SAMBAS, JEJARING KALBAR, – Dewan Perwakilan Rakyat Daerah (DPRD) Kabupaten Sambas menggelar Rapat Dengar Pendapat (RDP) bersama pemangku kepentingan, Senin (21/7/2025) di Ruang Sidang DPRD.
Rapat tersebut digelar untuk Menindaklanjuti surat dari Komisi IV DPRD Kabupaten Sambas terkait belum adanya kepastian status dan hak-hak tenaga honorer di bidang pendidikan, serta minimnya formasi PPPK dan CPNS.
Wakil Ketua I DPRD Kabupaten Sambas, Lerry Kurniawan Figo, memberikan apresiasi kepada para tenaga honorer yang telah menyuarakan aspirasinya secara santun dan konstruktif, khususnya menanggapi terbitnya Peraturan Menteri Pendidikan Dasar dan Menengah (Permendikdasmen) Nomor 8 Tahun 2025.
“Kita apresiasi dulu kawan-kawan tenaga honorer, khususnya pendidik, yang telah menyampaikan aspirasinya dengan baik dan santun. Permendikdasmen ini sangat kontradiktif, tidak mempertimbangkan kebutuhan serta kepentingan para guru honorer yang belum mendapatkan SK PPPK, baik full time maupun part time,” ujar Figo.
Ia menyoroti simulasi pemberian gaji guru honorer melalui alokasi dana BOS sebesar 20%, yang hanya menghasilkan penghasilan sekitar Rp300.000 per bulan. Menurutnya, hal tersebut tidak wajar dan melampaui batas-batas kemanusiaan.
“Ini jelas tidak manusiawi. Guru itu pahlawan, pendidik yang mencerdaskan kehidupan bangsa. Maka hari ini, kami mengajak pemerintah daerah duduk bersama dalam RDP untuk menyusun langkah konkret,” tegas Figo.
Dalam RDP tersebut, DPRD Kabupaten Sambas menyepakati beberapa poin, di antaranya menampung aspirasi para guru honorer untuk disampaikan kepada pemerintah pusat melalui Kementerian Pendidikan, serta rencana audiensi dengan Kementerian Pendayagunaan Aparatur Negara dan Reformasi Birokrasi (Menpan RB), hingga Komisi X DPR RI.
Selain itu, DPRD mendorong pemerintah daerah untuk segera melakukan penataan terhadap tenaga honorer. Jika memungkinkan, pemerintah daerah diminta mengalokasikan anggaran melalui APBD guna membayar kembali hak-hak keuangan guru honorer sebagaimana yang pernah mereka terima sebelumnya.

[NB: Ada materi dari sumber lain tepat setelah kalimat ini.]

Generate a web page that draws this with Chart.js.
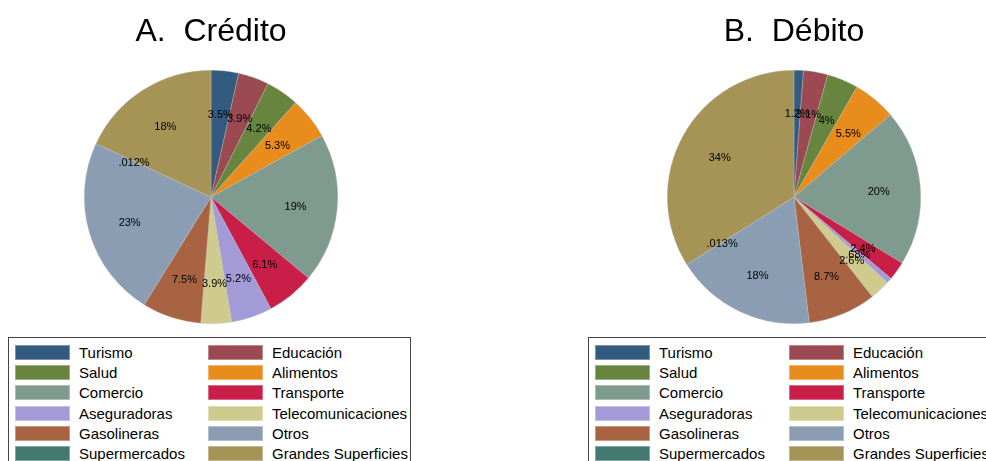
<!DOCTYPE html>
<html>
<head>
<meta charset="utf-8">
<script src="https://cdn.jsdelivr.net/npm/chart.js@4"></script>
<style>
    body { margin: 0; background: #fff; font-family: "Liberation Sans", Arial, sans-serif; }
    #pagina { position: relative; width: 986px; height: 461px; overflow: hidden; }
    .caja { position: absolute; }
    .leyenda { position: absolute; top: 337px; height: 140px; border: 1px solid #444; background: #fff; }
    .item { position: absolute; height: 15px; font-size: 15px; line-height: 15px; color: #000; white-space: nowrap; }
    .item span.cuadro { position: absolute; left: 0; top: 0; width: 55px; height: 15px; box-sizing: border-box; border: 1px solid rgba(255,255,255,0.35); }
    .item span.texto { position: absolute; left: 64px; top: 0; }
</style>
</head>
<body>
<div id="pagina">
    <div class="caja" style="left:2px;top:0px;width:424px;height:326px;"><canvas id="ChartCredito"></canvas></div>
    <div class="caja" style="left:585px;top:0px;width:424px;height:326px;"><canvas id="ChartDebito"></canvas></div>
    <div class="leyenda" id="LeyendaCredito" style="left:8px;width:401px;"></div>
    <div class="leyenda" id="LeyendaDebito" style="left:588px;width:420px;"></div>
</div>
<script>
// orden de las porciones (sentido horario desde las 12)
const categorias = ['Turismo', 'Educación', 'Salud', 'Alimentos', 'Comercio', 'Transporte',
    'Aseguradoras', 'Telecomunicaciones', 'Gasolineras', 'Otros', 'Supermercados', 'Grandes Superficies'];

const colores = ['#335b80', '#9b4a52', '#67853f', '#e88c1c', '#7f9a8f', '#c81e48',
    '#a29bd8', '#cfca8d', '#a86442', '#8a9db3', '#427a72', '#a69356'];

// porcentajes
const credito = [3.5, 3.9, 4.2, 5.3, 19, 6.1, 5.2, 3.9, 7.5, 23, 0.012, 18];
const debito = [1.2, 3.1, 4, 5.5, 20, 2.4, 0.68, 2.6, 8.7, 18, 0.013, 34];

function formatoPct(v) {
    // dos cifras significativas, sin cero inicial
    let s = Number(v.toPrecision(2)).toString();
    return s.replace(/^0\./, '.') + '%';
}

const etiquetasPie = {
    id: 'etiquetasPie',
    afterDatasetsDraw(chart) {
        const ctx = chart.ctx;
        const meta = chart.getDatasetMeta(0);
        const valores = chart.data.datasets[0].data;
        ctx.save();
        ctx.font = '11px "Liberation Sans", Arial, sans-serif';
        ctx.fillStyle = '#000';
        ctx.textAlign = 'center';
        ctx.textBaseline = 'middle';
        meta.data.forEach((arco, i) => {
            const p = arco.getProps(['x', 'y', 'startAngle', 'endAngle', 'outerRadius'], true);
            const ang = (p.startAngle + p.endAngle) / 2;
            const r = p.outerRadius * 0.67;
            ctx.fillText(formatoPct(valores[i]), p.x + Math.cos(ang) * r, p.y + Math.sin(ang) * r + 2);
        });
        ctx.restore();
    }
};

function creaPie(id, titulo, datos) {
    return new Chart(document.getElementById(id), {
        type: 'pie',
        data: {
            labels: categorias,
            datasets: [{
                data: datos,
                backgroundColor: colores,
                borderColor: 'rgba(190,190,190,0.6)',
                borderWidth: 0.6
            }]
        },
        options: {
            responsive: true,
            maintainAspectRatio: false,
            animation: false,
            layout: { padding: { bottom: 2, right: 6 } },
            plugins: {
                legend: { display: false },
                tooltip: { enabled: false },
                title: {
                    display: true,
                    text: titulo,
                    color: '#000',
                    font: { family: '"Liberation Sans", Arial, sans-serif', size: 32, weight: 'normal', lineHeight: 1.2 },
                    padding: { top: 12.5, bottom: 19 }
                }
            }
        },
        plugins: [etiquetasPie]
    });
}

function creaLeyenda(id, xSegunda) {
    const caja = document.getElementById(id);
    categorias.forEach((nombre, i) => {
        const fila = Math.floor(i / 2);
        const col = i % 2;
        const item = document.createElement('div');
        item.className = 'item';
        item.style.left = (col === 0 ? 6 : xSegunda) + 'px';
        item.style.top = (7 + fila * 20.2) + 'px';
        item.innerHTML = '<span class="cuadro" style="background:' + colores[i] + '"></span><span class="texto">' + nombre + '</span>';
        caja.appendChild(item);
    });
}

creaPie('ChartCredito', 'A.  Crédito', credito);
creaPie('ChartDebito', 'B.  Débito', debito);
creaLeyenda('LeyendaCredito', 199);
creaLeyenda('LeyendaDebito', 200);
</script>
</body>
</html>
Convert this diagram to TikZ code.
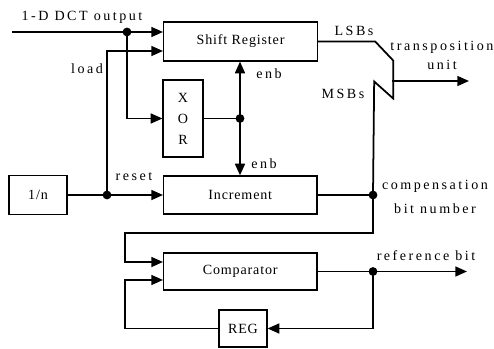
\documentclass[tikz,border=0pt]{standalone}
\usepackage{fontspec}
\setmainfont{Liberation Serif}
\newfontfamily\lblfont{Liberation Serif}[LetterSpace=18]
\newfontfamily\boxfont{Liberation Serif}[LetterSpace=6]
\usetikzlibrary{arrows.meta,calc}

\begin{document}
\begin{tikzpicture}[x=0.03cm, y=-0.03cm,
  blk/.style={rectangle, draw, line width=1pt, align=center, inner sep=0pt, font=\boxfont\fontsize{12}{14}\selectfont},
  lbl/.style={inner sep=0pt, align=center, font=\lblfont\fontsize{12}{14}\selectfont},
  wire/.style={line width=1.5pt},
  arr/.style={wire, -{Triangle[length=10pt, width=8.5pt]}},
  dot/.style={circle, fill, inner sep=0pt, minimum size=7.5pt}
]
  \useasboundingbox (0,0) rectangle (494,349);

  % blocks
  \node[blk, minimum width=4.62cm, minimum height=1.17cm, anchor=west] (shreg) at (163,41.5) {Shift Register};
  \node[blk, minimum width=1.2cm, minimum height=2.31cm] (xorb) at (183,118.5) {X\\[4pt]O\\[4pt]R};
  \node[blk, minimum width=1.74cm, minimum height=1.17cm] (inv) at (38,195) {1/n};
  \node[blk, minimum width=4.6cm, minimum height=1.14cm, anchor=west] (inc) at (163,195) {Increment};
  \node[blk, minimum width=4.6cm, minimum height=1.11cm, anchor=west] (comp) at (163,271.5) {Comparator};
  \node[blk, minimum width=1.44cm, minimum height=1.11cm] (reg) at (243,328.5) {REG};

  % junctions and free ends
  \coordinate (dctin) at (12,32);
  \coordinate (j1) at (127,32);
  \coordinate (j2) at (107,195);
  \coordinate (j3) at (240,118.5);
  \coordinate (j4) at (373,195);
  \coordinate (j5) at (373,271.5);
  \coordinate (fb) at (125,233);
  \coordinate (mrg) at (392,81);
  \coordinate (tout) at (469,81);
  \coordinate (rout) at (467,271.5);

  % connectors
  \draw[arr] (dctin) -- (dctin -| shreg.west);
  \draw[arr] (j1) |- (xorb.west);
  \draw[arr] (j2) |- ($(shreg.west)+(0,9.5)$);
  \draw[arr] (inv.east) -- (inc.west);
  \draw[wire] (xorb.east) -- (j3);
  \draw[arr] (j3) -- (j3 |- shreg.south);
  \draw[arr] (j3) -- (j3 |- inc.north);
  \draw[wire] (inc.east) -- (j4);
  \draw[wire] (shreg.east) -- ++(57,0) -- ++(18,19) -- ++(0,38) -- ++(-19,-17) -- (j4);
  \draw[arr] (mrg) -- (tout);
  \draw[arr] (j4) |- (fb) |- ($(comp.west)+(0,-9.5)$);
  \draw[wire] (comp.east) -- (j5);
  \draw[arr] (j5) -- (rout);
  \draw[arr] (j5) |- (reg.east);
  \draw[arr] (reg.west) -| ($(comp.west)+(-38,8.5)$) -- ($(comp.west)+(0,8.5)$);

  \foreach \j in {j1,j2,j3,j4,j5}
    \node[dot] (d\j) at (\j) {};

  % labels
  \node[lbl] (tdct) at (82,17) {1-D DCT output};
  \node[lbl] (tload) at (87,69) {load};
  \node[lbl] (treset) at (134,177) {reset};
  \node[lbl] (tenb1) at (269,74) {enb};
  \node[lbl] (tenb2) at (264,164) {enb};
  \node[lbl] (tlsb) at (354,31) {LSBs};
  \node[lbl] (tmsb) at (343,94) {MSBs};
  \node[lbl] (ttu) at (442,55.5) {transposition\\[2pt]unit};
  \node[lbl] (tcomp) at (435,197) {compensation\\[6pt]bit number};
  \node[lbl] (tref) at (426,256) {reference bit};
\end{tikzpicture}
\end{document}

“Ini problem yang sangat dilematis. Pemerintah daerah harus mengikuti kebijakan pusat, namun pusat tidak melihat kondisi real di daerah seperti Sambas. Di sini, sekitar 70% guru di tingkat SD dan SMP adalah honorer,” terang Figo.
Terakhir, Ia menambahkan, jika para guru honorer tidak diberikan hak yang layak lalu memutuskan berhenti mengajar, maka kualitas pendidikan di Kabupaten Sambas akan sangat terdampak.
“Saya yakin, meskipun gedung sekolah kita megah, dibangun dengan anggaran miliaran, tapi jika tidak ada guru yang mengajar, maka itu tidak akan ada artinya,” pungkas Figo.*** (Sera)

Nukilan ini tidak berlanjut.